* DATASET CONTENT *
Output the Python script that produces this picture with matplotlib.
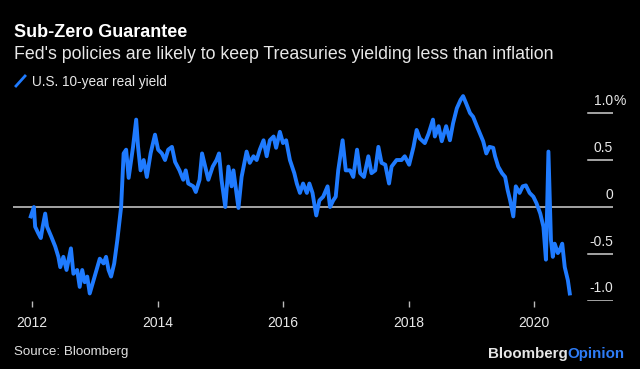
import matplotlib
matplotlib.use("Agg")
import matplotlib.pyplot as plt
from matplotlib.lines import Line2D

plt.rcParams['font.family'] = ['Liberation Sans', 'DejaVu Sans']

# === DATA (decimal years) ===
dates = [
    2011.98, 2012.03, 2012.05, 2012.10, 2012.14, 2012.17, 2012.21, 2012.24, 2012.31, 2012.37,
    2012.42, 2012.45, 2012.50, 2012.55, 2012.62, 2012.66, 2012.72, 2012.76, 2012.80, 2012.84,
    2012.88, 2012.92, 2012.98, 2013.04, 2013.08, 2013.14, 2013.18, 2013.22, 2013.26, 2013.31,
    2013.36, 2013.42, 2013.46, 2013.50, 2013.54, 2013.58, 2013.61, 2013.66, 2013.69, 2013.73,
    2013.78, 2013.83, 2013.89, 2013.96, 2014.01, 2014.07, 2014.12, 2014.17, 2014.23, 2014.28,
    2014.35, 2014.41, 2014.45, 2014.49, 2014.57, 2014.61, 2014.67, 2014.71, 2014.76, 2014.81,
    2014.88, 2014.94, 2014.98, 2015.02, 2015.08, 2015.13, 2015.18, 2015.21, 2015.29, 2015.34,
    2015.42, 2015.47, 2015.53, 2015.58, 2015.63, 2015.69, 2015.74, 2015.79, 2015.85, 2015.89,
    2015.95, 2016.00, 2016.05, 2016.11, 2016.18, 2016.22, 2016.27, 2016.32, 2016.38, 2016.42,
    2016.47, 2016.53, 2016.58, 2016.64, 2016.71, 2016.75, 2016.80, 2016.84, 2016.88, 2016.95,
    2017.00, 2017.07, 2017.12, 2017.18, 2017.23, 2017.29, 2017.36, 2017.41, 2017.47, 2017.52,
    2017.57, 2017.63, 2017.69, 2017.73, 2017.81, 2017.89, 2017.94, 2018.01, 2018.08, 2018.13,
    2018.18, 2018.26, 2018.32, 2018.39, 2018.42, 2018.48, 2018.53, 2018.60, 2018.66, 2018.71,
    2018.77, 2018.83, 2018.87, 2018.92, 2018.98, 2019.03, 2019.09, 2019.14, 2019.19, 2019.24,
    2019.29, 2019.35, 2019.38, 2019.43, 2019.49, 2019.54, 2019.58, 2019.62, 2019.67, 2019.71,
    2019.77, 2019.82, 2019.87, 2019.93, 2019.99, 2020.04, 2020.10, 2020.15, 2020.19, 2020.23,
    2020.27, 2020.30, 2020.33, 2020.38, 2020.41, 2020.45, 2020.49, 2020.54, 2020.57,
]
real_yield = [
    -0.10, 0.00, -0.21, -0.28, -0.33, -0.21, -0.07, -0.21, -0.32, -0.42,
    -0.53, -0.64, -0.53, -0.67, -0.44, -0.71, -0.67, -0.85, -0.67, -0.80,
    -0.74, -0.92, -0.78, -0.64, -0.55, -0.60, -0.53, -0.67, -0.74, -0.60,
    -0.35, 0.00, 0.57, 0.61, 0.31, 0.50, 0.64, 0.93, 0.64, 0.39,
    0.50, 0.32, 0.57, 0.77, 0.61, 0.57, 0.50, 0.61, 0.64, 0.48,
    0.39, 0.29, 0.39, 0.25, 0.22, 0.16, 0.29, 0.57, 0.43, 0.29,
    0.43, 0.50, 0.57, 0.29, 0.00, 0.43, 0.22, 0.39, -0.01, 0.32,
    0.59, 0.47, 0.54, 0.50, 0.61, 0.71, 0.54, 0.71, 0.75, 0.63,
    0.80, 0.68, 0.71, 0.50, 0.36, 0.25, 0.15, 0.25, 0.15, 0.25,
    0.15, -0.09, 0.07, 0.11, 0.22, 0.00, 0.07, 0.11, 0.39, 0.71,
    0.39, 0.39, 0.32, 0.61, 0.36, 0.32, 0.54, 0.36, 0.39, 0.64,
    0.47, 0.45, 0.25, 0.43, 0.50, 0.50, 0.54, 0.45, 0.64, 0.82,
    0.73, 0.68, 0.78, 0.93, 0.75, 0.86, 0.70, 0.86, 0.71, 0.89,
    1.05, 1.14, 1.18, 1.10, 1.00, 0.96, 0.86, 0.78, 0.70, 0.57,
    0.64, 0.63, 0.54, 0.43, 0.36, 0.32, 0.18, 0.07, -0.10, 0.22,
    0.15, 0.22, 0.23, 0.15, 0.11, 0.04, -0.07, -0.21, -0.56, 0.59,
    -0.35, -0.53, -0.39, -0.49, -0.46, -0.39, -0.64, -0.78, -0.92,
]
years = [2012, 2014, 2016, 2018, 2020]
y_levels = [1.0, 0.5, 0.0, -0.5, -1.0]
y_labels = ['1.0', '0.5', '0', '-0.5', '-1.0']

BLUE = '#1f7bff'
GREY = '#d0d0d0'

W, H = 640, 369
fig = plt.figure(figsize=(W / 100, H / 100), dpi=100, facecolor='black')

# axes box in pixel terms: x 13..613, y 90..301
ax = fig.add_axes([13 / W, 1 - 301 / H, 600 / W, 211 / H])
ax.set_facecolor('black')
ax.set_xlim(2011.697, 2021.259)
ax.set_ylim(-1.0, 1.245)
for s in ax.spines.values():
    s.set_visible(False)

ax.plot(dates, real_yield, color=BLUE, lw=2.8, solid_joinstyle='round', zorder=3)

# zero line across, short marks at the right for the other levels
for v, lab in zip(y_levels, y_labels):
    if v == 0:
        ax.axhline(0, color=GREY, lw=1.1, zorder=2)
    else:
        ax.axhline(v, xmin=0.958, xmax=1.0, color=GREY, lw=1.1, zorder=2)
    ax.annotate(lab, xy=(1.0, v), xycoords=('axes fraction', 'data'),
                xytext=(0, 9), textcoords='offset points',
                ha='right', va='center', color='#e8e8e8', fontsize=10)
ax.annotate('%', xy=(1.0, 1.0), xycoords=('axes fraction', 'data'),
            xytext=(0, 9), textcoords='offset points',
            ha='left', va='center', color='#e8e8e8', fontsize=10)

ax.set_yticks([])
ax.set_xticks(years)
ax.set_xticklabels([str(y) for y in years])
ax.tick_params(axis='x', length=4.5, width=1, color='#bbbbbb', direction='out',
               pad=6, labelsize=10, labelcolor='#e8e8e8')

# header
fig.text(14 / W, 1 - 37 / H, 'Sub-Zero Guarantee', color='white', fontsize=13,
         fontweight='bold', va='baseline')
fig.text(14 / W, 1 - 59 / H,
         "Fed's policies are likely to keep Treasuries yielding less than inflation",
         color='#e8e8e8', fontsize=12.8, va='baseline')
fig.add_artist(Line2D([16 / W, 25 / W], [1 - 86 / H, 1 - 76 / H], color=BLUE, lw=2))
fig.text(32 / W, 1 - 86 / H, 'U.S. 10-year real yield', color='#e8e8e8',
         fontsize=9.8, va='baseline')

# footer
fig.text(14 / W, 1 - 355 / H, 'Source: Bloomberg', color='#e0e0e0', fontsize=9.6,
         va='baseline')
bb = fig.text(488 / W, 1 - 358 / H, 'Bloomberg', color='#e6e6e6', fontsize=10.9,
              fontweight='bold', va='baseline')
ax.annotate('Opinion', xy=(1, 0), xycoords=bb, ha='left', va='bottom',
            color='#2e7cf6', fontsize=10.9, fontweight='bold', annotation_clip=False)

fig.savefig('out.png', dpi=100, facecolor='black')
==
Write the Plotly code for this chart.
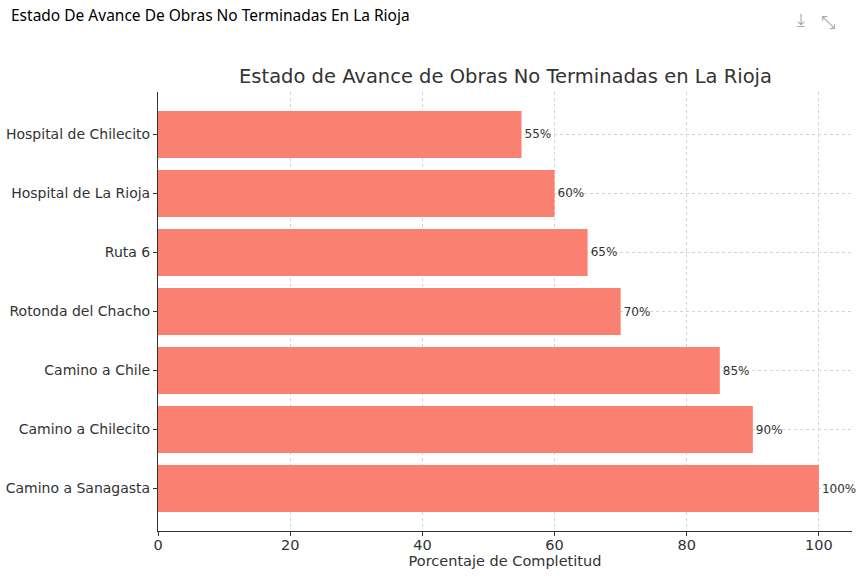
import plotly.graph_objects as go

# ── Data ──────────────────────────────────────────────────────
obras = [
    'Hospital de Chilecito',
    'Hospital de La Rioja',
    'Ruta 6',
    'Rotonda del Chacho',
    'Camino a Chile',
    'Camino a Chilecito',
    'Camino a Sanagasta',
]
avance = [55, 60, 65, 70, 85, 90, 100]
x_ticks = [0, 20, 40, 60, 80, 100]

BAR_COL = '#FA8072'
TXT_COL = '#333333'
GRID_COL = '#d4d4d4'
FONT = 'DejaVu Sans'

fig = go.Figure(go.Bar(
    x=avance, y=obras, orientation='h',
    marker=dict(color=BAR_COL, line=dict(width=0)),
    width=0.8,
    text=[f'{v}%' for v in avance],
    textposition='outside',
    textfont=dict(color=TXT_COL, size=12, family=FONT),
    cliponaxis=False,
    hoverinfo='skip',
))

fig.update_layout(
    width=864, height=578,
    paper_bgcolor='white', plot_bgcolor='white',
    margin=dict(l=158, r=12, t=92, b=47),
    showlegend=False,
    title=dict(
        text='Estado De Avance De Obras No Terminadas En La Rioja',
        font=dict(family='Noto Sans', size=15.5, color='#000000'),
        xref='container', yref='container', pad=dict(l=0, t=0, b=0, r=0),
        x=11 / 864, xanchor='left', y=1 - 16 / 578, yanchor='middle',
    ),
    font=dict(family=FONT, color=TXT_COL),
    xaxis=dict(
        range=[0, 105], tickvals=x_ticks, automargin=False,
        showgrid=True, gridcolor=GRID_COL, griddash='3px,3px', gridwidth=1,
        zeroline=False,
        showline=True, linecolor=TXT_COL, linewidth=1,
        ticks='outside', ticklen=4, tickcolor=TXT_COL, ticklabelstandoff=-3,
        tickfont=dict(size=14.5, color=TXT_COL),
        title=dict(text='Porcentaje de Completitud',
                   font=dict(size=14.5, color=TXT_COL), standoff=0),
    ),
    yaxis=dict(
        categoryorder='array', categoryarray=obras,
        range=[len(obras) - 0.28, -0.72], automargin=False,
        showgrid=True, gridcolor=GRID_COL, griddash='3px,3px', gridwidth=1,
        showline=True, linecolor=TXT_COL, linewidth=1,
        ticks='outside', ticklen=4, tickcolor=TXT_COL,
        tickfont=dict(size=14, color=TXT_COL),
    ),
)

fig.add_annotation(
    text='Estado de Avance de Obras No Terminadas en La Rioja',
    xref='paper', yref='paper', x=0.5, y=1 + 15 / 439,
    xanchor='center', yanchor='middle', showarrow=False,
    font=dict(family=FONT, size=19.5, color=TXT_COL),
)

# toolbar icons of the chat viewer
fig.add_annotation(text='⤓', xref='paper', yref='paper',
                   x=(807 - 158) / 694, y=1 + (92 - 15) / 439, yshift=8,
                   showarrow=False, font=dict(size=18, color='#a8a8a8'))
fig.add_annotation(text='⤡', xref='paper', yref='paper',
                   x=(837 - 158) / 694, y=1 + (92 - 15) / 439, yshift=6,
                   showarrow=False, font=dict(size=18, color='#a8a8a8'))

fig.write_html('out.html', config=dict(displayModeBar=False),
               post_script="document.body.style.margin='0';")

* INSTRUCTIONS FOR THE TASK *
Starting at the line that contains "Output the Python" and ending at the line that contains "plt.rcParams['font.family'] = ['Liberation", give the lines again exactly. Do not include the pictures.

* EXERCISE ANSWER *
Output the Python script that produces this picture with matplotlib.
import matplotlib
matplotlib.use("Agg")
import matplotlib.pyplot as plt
from matplotlib.lines import Line2D

plt.rcParams['font.family'] = ['Liberation Sans', 'DejaVu Sans']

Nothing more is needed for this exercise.